Age of Reform

  • Progressivisim

    Progressivisim
    The Populist Party had protested what they saw was unfair buisness practices and had pressed for the government action to stop them.Populism was mainly a rural movement. Progressivism, however, focused on urban problems, such as the plight of workers, poor sanitation, and corrupt political machines.
  • Moral Reform

    Progressives also wanted to "clean up" what they considered to be immoral behavior. They called it prohibition- a ban on the manufacture, sale, anad transportation of alcoholic beverages-and the closing of the nation's saloons. Progressives also wanted to control birth.
  • Writers and Social Problems

    Writers and Social Problems
    Edith Wharton wrote about how the closedmindedness of elite society leads a good-hearted heroine to social isolation and despair. Progressives such as Jane Addams and Herbert Croly wanted to transform the U.S. society and its values, but they remained committed to democracy.
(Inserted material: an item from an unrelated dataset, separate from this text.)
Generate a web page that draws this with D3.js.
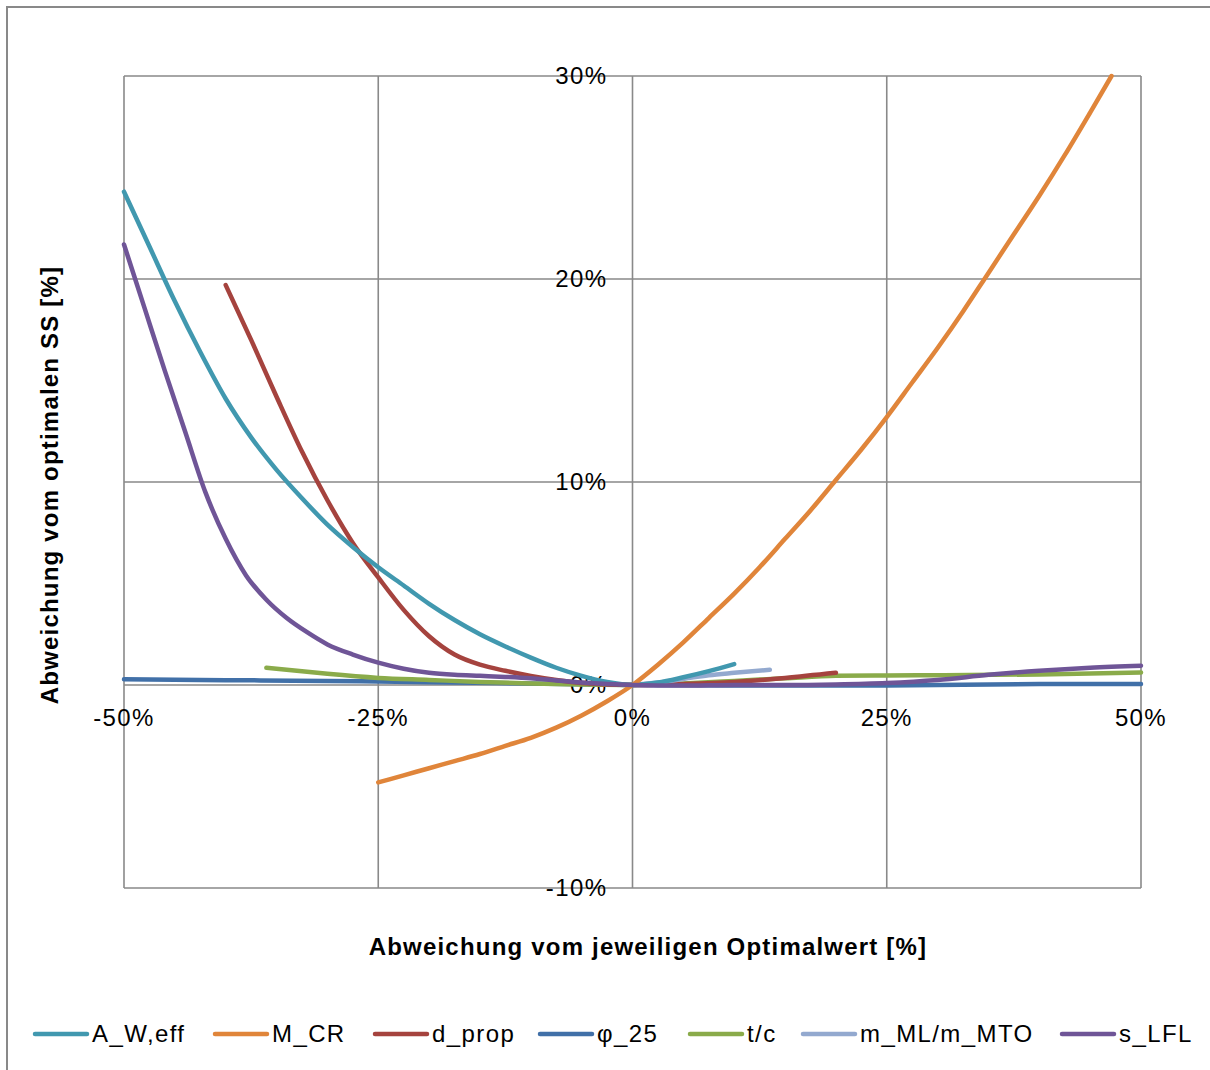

Most progressives sought reforms of local government, business, and city life to ensure that the full promise of democracy could become available to all citizens.
  • Female and Child Labor Laws

    Female and Child Labor Laws
    In The Bitter Cry of Children, John Spargo charged the textile industries with the "enslavement of children." He reported that women and children were employed to do work that he "could not do...and live." Spargo found that few child laborers had ever attended school or read. Many children would work in factories to support their family or else their family would starve.
  • Playgrounds

    Playgrounds
    People wanted a safe place for children to play. A 1908 Massachusetts law required all cities with a population greater that 10,000 to hold a referendum on whether that city should build a playground. Within the year, 41 out of 42 cities had shown their support for such actions. By 1920, cities had spent millions of dillars building playgrounds.
  • City Planning

    City Planning
    In 1909 Daniel Burnham, a leading architect and city planner, produced a magnificant plan for redesign a U.S. city. The centerpiece of Burnham's vision for Chicago was a soaring city hall that would inspire all residents to be good citizens. His efforts helped people realize that city planning-park constructions, building codes, sanitation standards and zoning-was a necessary function of municipal government.
  • Labor Laws

    Labor Laws
    Progressives fought for higher wages. Some 30 million men and 7.5 million women were employed in 1910, and about one third of them lived in poverty. That year Catholic Church official Monsignor John Ryan called for "the establishment by laws of minimum rates of wages that will equal or approximate the normal standards of living for the differet group workers." Two years later Massachusetts responded to a progressive lobbying by passing the nation's first minimum-wage law.